А все остальное здесь не так важно! В глубине барака громко стонут несколько больных с высокой температурой. В углу староста нарезает хлеб. Я стою в рваных носках на холодном полу. Без сапог. На улице пятнадцать градусов мороза.
— Эй, староста! Эй! У меня нет сапог!
С таким видом, словно он мой самый лучший друг, староста бросает мне русский валенок, в котором нет пятки. Во втором валенке в подошве зияет огромная дыра.
— Ничего страшного, что эти два валенка на левую ногу!
Я надеваю промерзшие валенки. Я иду в них по твердому насту. Целый день до самого вечера мы роем котлован. При всем желании мы бы не смогли с помощью наших ломов и железных лопат вынуть из котлована больше чем один кубометр мерзлой глины. Десять человек и два охранника.
Почему мне все так безразлично? Почему я больше не возмущаюсь? Неужели это только потому, что Франц, мой сосед по нарам, говорит мне:
— Мертвых закапывают позади барака, в кустах!
— Но тогда зачем при медосмотре они так возились с нами?
— Но это же русский военный госпиталь! А мы здесь как докучливое приложение. Начальник госпиталя не может заботиться еще и о нас.
— Начальник госпиталя?
— Да, шеф военного госпиталя, капитан медицинской службы. Если бы он знал, что с нами вытворяет Антон, он бы сразу вмешался и навел порядок!
— Почему же никто не скажет начальнику госпиталя, что Антон сведет нас всех в могилу?
— Неужели ты думаешь, что Антон позволит тебе поговорить с начальником госпиталя, когда тот приезжает сюда с обходом! Да и все равно он приезжает к нам только раз в несколько недель.
— Но ведь сам Антон тоже всего лишь военнопленный, как и мы!
— Это верно. Но Антон чех. Он говорит по-русски, по-польски, по-чешски и по-немецки. Ему всего лишь двадцать один год. Но русские доверяют ему, так как он один справляется со всеми делами. У русских нет никаких проблем с военнопленными!
Я больше не возмущаюсь. И когда утром приносят хлеб, я уже не спрашиваю:
— И это, по-вашему, четыреста граммов? Да никогда в жизни этот кусок хлеба не весил четыреста граммов!

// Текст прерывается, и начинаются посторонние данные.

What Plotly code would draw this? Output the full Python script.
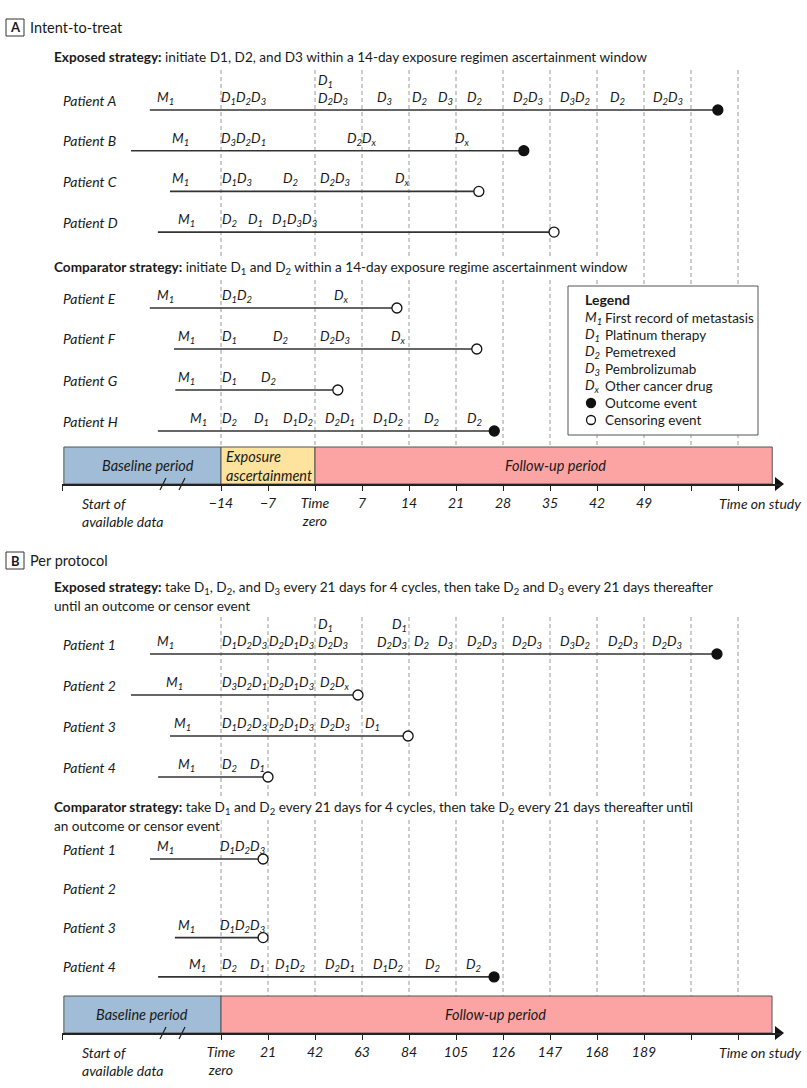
import re
import plotly.graph_objects as go

W, H = 807, 1088
FONT = "Lato"
INK = "#1a1a1a"

# ---------------- data ----------------
# Panel A: intent-to-treat (days relative to time zero)
A_TICK_DAYS = [-14, -7, 0, 7, 14, 21, 28, 35, 42, 49, 56, 63]
A_TICK_TEXT = ["\u221214", "\u22127", "Time<br>zero", "7", "14", "21", "28", "35", "42", "49", "", ""]
A_GRID_DAYS = [-14, 0, 7, 14, 21, 28, 35, 42, 49, 56, 63]
A_PERIODS = ["Baseline", "Exposure", "Follow-up"]
A_PERIOD_START = [-37.4, -14, 0]
A_PERIOD_END = [-14, 0, 68.1]

A_EXP_PATIENTS = ["Patient A", "Patient B", "Patient C", "Patient D"]
A_EXP_START = [-24.6, -27.4, -21.6, -23.4]
A_EXP_END = [60.0, 31.1, 24.4, 35.6]
A_EXP_EVENT = ["outcome", "outcome", "censor", "censor"]
A_EXP_LABELS = [
    [(-22.3, "M1"), (-10.6, "D1D2D3"), (0.3, "D1/D2D3", "left"), (10.4, "D3"), (15.6, "D2"),
     (19.4, "D3"), (23.8, "D2"), (31.7, "D2D3"), (38.7, "D3D2"), (45.0, "D2"), (52.6, "D2D3")],
    [(-20.1, "M1"), (-10.6, "D3D2D1"), (7.0, "D2Dx"), (22.0, "Dx")],
    [(-20.1, "M1"), (-11.6, "D1D3"), (-3.7, "D2"), (3.0, "D2D3"), (13.0, "Dx")],
    [(-19.2, "M1"), (-12.8, "D2"), (-8.9, "D1"), (-3.1, "D1D3D3")],
]

A_CMP_PATIENTS = ["Patient E", "Patient F", "Patient G", "Patient H"]
A_CMP_START = [-24.6, -21.0, -20.8, -23.4]
A_CMP_END = [12.2, 24.1, 3.4, 26.7]
A_CMP_EVENT = ["censor", "censor", "censor", "outcome"]
A_CMP_LABELS = [
    [(-22.2, "M1"), (-11.6, "D1D2"), (3.9, "Dx")],
    [(-19.1, "M1"), (-12.7, "D1"), (-5.1, "D2"), (3.0, "D2D3"), (12.4, "Dx")],
    [(-19.2, "M1"), (-12.7, "D1"), (-7.0, "D2")],
    [(-17.4, "M1"), (-12.7, "D2"), (-7.9, "D1"), (-2.5, "D1D2"), (3.7, "D2D1"),
     (10.9, "D1D2"), (17.4, "D2"), (23.7, "D2")],
]

# Panel B: per protocol (days relative to time zero)
B_TICK_DAYS = [0, 21, 42, 63, 84, 105, 126, 147, 168, 189, 210, 231]
B_TICK_TEXT = ["Time<br>zero", "21", "42", "63", "84", "105", "126", "147", "168", "189", "", ""]
B_GRID_DAYS = [0, 21, 42, 63, 84, 105, 126, 147, 168, 189, 210, 231]
B_PERIODS = ["Baseline", "Follow-up"]
B_PERIOD_START = [-70.2, 0]
B_PERIOD_END = [0, 246.2]

B_EXP_PATIENTS = ["Patient 1", "Patient 2", "Patient 3", "Patient 4"]
B_EXP_START = [-31.7, -40.2, -22.8, -28.1]
B_EXP_END = [221.6, 61.2, 83.6, 21.0]
B_EXP_EVENT = ["outcome", "censor", "censor", "censor"]
B_EXP_LABELS = [
    [(-25.0, "M1"), (10.3, "D1D2D3"), (31.7, "D2D1D3"), (42.9, "D1/D2D3", "left"),
     (83.4, "D1/D2D3", "right"), (89.4, "D2"), (100.1, "D3"), (116.6, "D2D3"), (136.7, "D2D3"),
     (158.2, "D3D2"), (179.6, "D2D3"), (199.3, "D2D3")],
    [(-20.6, "M1"), (10.3, "D3D2D1"), (31.7, "D2D1D3"), (50.9, "D2Dx")],
    [(-17.4, "M1"), (10.3, "D1D2D3"), (31.7, "D2D1D3"), (50.9, "D2D3"), (67.9, "D1")],
    [(-15.6, "M1"), (4.0, "D2"), (16.5, "D1")],
]

B_CMP_PATIENTS = ["Patient 1", "Patient 2", "Patient 3", "Patient 4"]
B_CMP_START = [-31.7, None, -20.6, -28.1]
B_CMP_END = [18.8, None, 18.8, 122.0]
B_CMP_EVENT = ["censor", None, "censor", "outcome"]
B_CMP_LABELS = [
    [(-24.6, "M1"), (9.8, "D1D2D3")],
    [],
    [(-15.2, "M1"), (9.8, "D1D2D3")],
    [(-10.3, "M1"), (3.6, "D2"), (16.5, "D1"), (30.8, "D1D2"), (53.2, "D2D1"),
     (74.6, "D1D2"), (94.3, "D2"), (113.0, "D2")],
]

LEGEND_KEYS = ["M1", "D1", "D2", "D3", "Dx", "outcome", "censor"]
LEGEND_TEXT = ["First record of metastasis", "Platinum therapy", "Pemetrexed", "Pembrolizumab",
               "Other cancer drug", "Outcome event", "Censoring event"]

# ---------------- layout geometry (pixels) ----------------
KA = 47 / 7.0      # px per day, panel A
KB = 47 / 21.0     # px per day, panel B
ZA, ZB = 315, 221  # px of time zero
XL, XR = 62, 782   # axis extent
A_AXIS_Y, B_AXIS_Y = 484, 1033
A_TOP_Y, B_TOP_Y = 0, 540
BAR_H = 37
PERIOD_COLORS = {"Baseline": "#a0bcd6", "Exposure": "#fde39d", "Follow-up": "#fca3a3"}
STRAT_SIZE = 13.6


def px(x):
    return x / W


def py(y):
    return 1 - y / H


def fmt(s):
    parts = []
    for p in s.split("/"):
        parts.append(re.sub(r"([DM])([0-9x])", r"\1<sub>\2</sub>", p))
    return "<i>" + "<br>".join(parts) + "</i>"


fig = go.Figure()
shapes = []
annotations = []


def add_text(x, y, text, size=14, xanchor="left", yanchor="middle", xref="paper", yref="paper",
             align="left", bg=None, color=INK):
    a = dict(x=x, y=y, xref=xref, yref=yref, text=text, showarrow=False, xanchor=xanchor,
             yanchor=yanchor, align=align, font=dict(family=FONT, size=size, color=color),
             borderpad=0)
    if bg:
        a["bgcolor"] = bg
    annotations.append(a)


def event_marker(kind, size=10):
    filled = kind == "outcome"
    return dict(size=size, color="#111" if filled else "white", line=dict(color="#111", width=1.3))


def add_group(xa, ya, patients, starts, ends, events, labels, y0, step):
    for i, name in enumerate(patients):
        ly = y0 + i * step
        add_text(px(XL), py(ly - 10), "<i>" + name + "</i>", size=14)
        if starts[i] is not None:
            fig.add_trace(go.Scatter(x=[starts[i], ends[i]], y=[ly, ly], mode="lines",
                                     line=dict(color="#333", width=1.6), xaxis=xa, yaxis=ya,
                                     showlegend=False, hoverinfo="skip"))
            fig.add_trace(go.Scatter(x=[ends[i]], y=[ly], mode="markers", xaxis=xa, yaxis=ya,
                                     marker=event_marker(events[i]),
                                     showlegend=False, hoverinfo="skip", cliponaxis=False))
        for lab in labels[i]:
            anchor = lab[2] if len(lab) > 2 else "center"
            add_text(lab[0], ly - 2, fmt(lab[1]), size=13.5, xanchor=anchor, yanchor="bottom",
                     xref=xa, yref=ya, align=anchor if anchor != "center" else "center")


def add_axis_bits(xa, ya, k, zero, axis_y, grid_days, grid_top, pstart, pend, pnames):
    for d in grid_days:
        shapes.append(dict(type="line", xref=xa, yref=ya, x0=d, x1=d, y0=grid_top,
                           y1=axis_y - BAR_H, layer="below",
                           line=dict(color="#9a9a9a", width=1, dash="4px,3px")))
    for s, e, n in zip(pstart, pend, pnames):
        shapes.append(dict(type="rect", xref=xa, yref=ya, x0=s, x1=e, y0=axis_y - BAR_H, y1=axis_y,
                           layer="below", fillcolor=PERIOD_COLORS[n], line=dict(color="#555", width=1)))
    # break marks on the axis
    for bx in (163, 182):
        shapes.append(dict(type="line", xref="paper", yref="paper", x0=px(bx - 3), x1=px(bx + 3),
                           y0=py(axis_y + 6), y1=py(axis_y - 6), line=dict(color="#222", width=1.3)))
    # arrow head
    fig.add_trace(go.Scatter(x=[(XR - 4 - zero) / k], y=[axis_y], mode="markers", xaxis=xa, yaxis=ya,
                             marker=dict(symbol="triangle-right", size=12, color="#111"),
                             showlegend=False, hoverinfo="skip", cliponaxis=False))
    add_text(px(81), py(axis_y + 10), "<i>Start of<br>available data</i>", size=14, yanchor="top")
    add_text(px(802), py(axis_y + 10), "<i>Time on study</i>", size=14, xanchor="right", yanchor="top")


# ---------------- Panel A ----------------
add_axis_bits("x", "y", KA, ZA, A_AXIS_Y, A_GRID_DAYS, 70, A_PERIOD_START, A_PERIOD_END, A_PERIODS)
add_group("x", "y", A_EXP_PATIENTS, A_EXP_START, A_EXP_END, A_EXP_EVENT, A_EXP_LABELS, 110, 40.7)
add_group("x", "y", A_CMP_PATIENTS, A_CMP_START, A_CMP_END, A_CMP_EVENT, A_CMP_LABELS, 308, 41)

shapes.append(dict(type="rect", xref="paper", yref="paper", x0=px(6), x1=px(24), y0=py(36), y1=py(19),
                   line=dict(color="#333", width=1), fillcolor="white"))
add_text(px(15), py(27.5), "<b>A</b>", size=13, xanchor="center")
add_text(px(29), py(27.5), "Intent-to-treat", size=14.5)
add_text(px(53), py(57), "<b>Exposed strategy:</b> initiate D1, D2, and D3 within a 14-day exposure regimen ascertainment window",
         size=STRAT_SIZE)
add_text(px(53), py(268), "<b>Comparator strategy:</b> initiate D<sub>1</sub> and D<sub>2</sub> within a 14-day exposure regime ascertainment window",
         size=STRAT_SIZE, bg="white")
add_text(px(148), py(466), "<i>Baseline period</i>", size=14.5, xanchor="center")
add_text(px(225), py(466), "<i>Exposure<br>ascertainment</i>", size=14.5)
add_text(px(555), py(466), "<i>Follow-up period</i>", size=14.5, xanchor="center")

# legend box (same layer as the dashed grid, drawn after it so it covers it)
shapes.append(dict(type="rect", xref="x", yref="y", x0=(568 - ZA) / KA, x1=(758 - ZA) / KA, y0=435, y1=286,
                   line=dict(color="#555", width=1), fillcolor="white", layer="below"))
add_text(px(584), py(299), "<b>Legend</b>", size=14)
for j, (key, txt) in enumerate(zip(LEGEND_KEYS, LEGEND_TEXT)):
    yy = 318 + j * 17
    if key in ("outcome", "censor"):
        fig.add_trace(go.Scatter(x=[(591 - ZA) / KA], y=[yy], mode="markers", xaxis="x", yaxis="y",
                                 marker=event_marker(key, size=9), showlegend=False,
                                 hoverinfo="skip", cliponaxis=False))
    else:
        add_text(px(584), py(yy), fmt(key), size=13.5)
    add_text(px(604), py(yy), txt, size=13.5)

# ---------------- Panel B ----------------
add_axis_bits("x2", "y2", KB, ZB, B_AXIS_Y, B_GRID_DAYS, 617, B_PERIOD_START, B_PERIOD_END, B_PERIODS)
add_group("x2", "y2", B_EXP_PATIENTS, B_EXP_START, B_EXP_END, B_EXP_EVENT, B_EXP_LABELS, 654, 41)
add_group("x2", "y2", B_CMP_PATIENTS, B_CMP_START, B_CMP_END, B_CMP_EVENT, B_CMP_LABELS, 859, 39.3)

shapes.append(dict(type="rect", xref="paper", yref="paper", x0=px(6), x1=px(24), y0=py(569), y1=py(552),
                   line=dict(color="#333", width=1), fillcolor="white"))
add_text(px(15), py(560.5), "<b>B</b>", size=13, xanchor="center")
add_text(px(29), py(560.5), "Per protocol", size=14.5)
add_text(px(53), py(588), "<b>Exposed strategy:</b> take D<sub>1</sub>, D<sub>2</sub>, and D<sub>3</sub> every 21 days for 4 cycles, then take D<sub>2</sub> and D<sub>3</sub> every 21 days thereafter",
         size=STRAT_SIZE)
add_text(px(53), py(606), "until an outcome or censor event", size=STRAT_SIZE)
add_text(px(53), py(808), "<b>Comparator strategy:</b> take D<sub>1</sub> and D<sub>2</sub> every 21 days for 4 cycles, then take D<sub>2</sub> every 21 days thereafter until",
         size=STRAT_SIZE, bg="white")
add_text(px(53), py(826), "an outcome or censor event", size=STRAT_SIZE, bg="white")
add_text(px(142), py(1014), "<i>Baseline period</i>", size=14.5, xanchor="center")
add_text(px(495), py(1014), "<i>Follow-up period</i>", size=14.5, xanchor="center")


def xaxis_cfg(k, zero, ticks, texts, anchor):
    return dict(domain=[px(XL), px(XR)], range=[(XL - zero) / k, (XR - zero) / k], anchor=anchor,
                showline=True, linecolor="#222", linewidth=1.5, ticks="outside", ticklen=5,
                tickcolor="#222", tickwidth=1.3, showgrid=False, zeroline=False,
                tickvals=[(XL - zero) / k] + ticks, ticktext=[""] + ["<i>" + t + "</i>" for t in texts],
                tickfont=dict(family=FONT, size=14, color=INK), tickangle=0, fixedrange=True)


fig.update_layout(
    width=W, height=H, margin=dict(l=0, r=0, t=0, b=0),
    paper_bgcolor="white", plot_bgcolor="rgba(0,0,0,0)", showlegend=False,
    xaxis=xaxis_cfg(KA, ZA, A_TICK_DAYS, A_TICK_TEXT, "y"),
    yaxis=dict(domain=[py(A_AXIS_Y), py(A_TOP_Y)], range=[A_AXIS_Y, A_TOP_Y], visible=False, fixedrange=True),
    xaxis2=xaxis_cfg(KB, ZB, B_TICK_DAYS, B_TICK_TEXT, "y2"),
    yaxis2=dict(domain=[py(B_AXIS_Y), py(B_TOP_Y)], range=[B_AXIS_Y, B_TOP_Y], visible=False, fixedrange=True),
    shapes=shapes, annotations=annotations,
)

fig.write_html("out.html", config={"displayModeBar": False},
               post_script="document.body.style.margin='0px';document.body.style.overflow='hidden';")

Да, в жизни не весил. Но за четырнадцать дней до смерти это хорошие четыреста граммов хлеба!
— Или ты не хочешь хлеба, ты, изнеженный господин! Можешь отказаться от своей пайки! Сегодня утром трое из вас и без того не смогут получить хлеба!
Я решаюсь подъехать к Антону:
— Да, знаешь, не хотел бы я оказаться в твоей шкуре. На тебя, как на начальника лагеря, они взвалили тяжелейшую работу!
Обнаженный по пояс, Антон вытягивает в стороны свои изнеженные руки и выпячивает свой гладкий живот.
— Курва! Проститутка! — это его любимые ругательства.
Я веду себя как во время визита для представления. Ведь обычно лишь немногие решаются обратиться к нему, чтобы получить лишнюю порцию супа. Я же вообще не собираюсь ничего просить для себя.
— Лагерь существует всего лишь четыре недели? По-видимому, здесь надо еще много чего построить?
— Пленные сами виноваты, если им плохо живется. Мы могли бы здесь жить как в раю, — говорит Антон. Он не знает, как я к этому отнесусь.
— С другой стороны плохо, что даже те, у кого гипсовые повязки, не могут остаться в бараке! — подбрасываю я ему информацию для размышления.
— Как? С гипсовой повязкой? Да они же не выходят работать на улицу! — Антон явно напуган.
— Вчера один из новеньких с гипсовой повязкой на руке выходил вместе со всеми на работу на мороз! Разумеется, он ничего не мог делать своей загипсованной рукой. Но это только ухудшает общие показатели!
— Говоришь, вчера утром? Ах, так ты сам один из этих вновь прибывших! — Очевидно, Антон собирается тотчас разделаться со мной.
Но я тут же выкладываю свой первый козырь:
— А тебе известно, что я являюсь доверенным лицом Национального комитета «Свободная Германия»? Я удивляюсь, что у тебя в лагере еще нет ни одной группы нашего комитета!
— Ах, вот в чем дело, Национальный комитет! — говорит Антон. — По этому поводу я уже три недели тому назад подавал заявление.
— Очень хорошо. Но ты ведь чех. А Национальный комитет касается, разумеется, только немцев.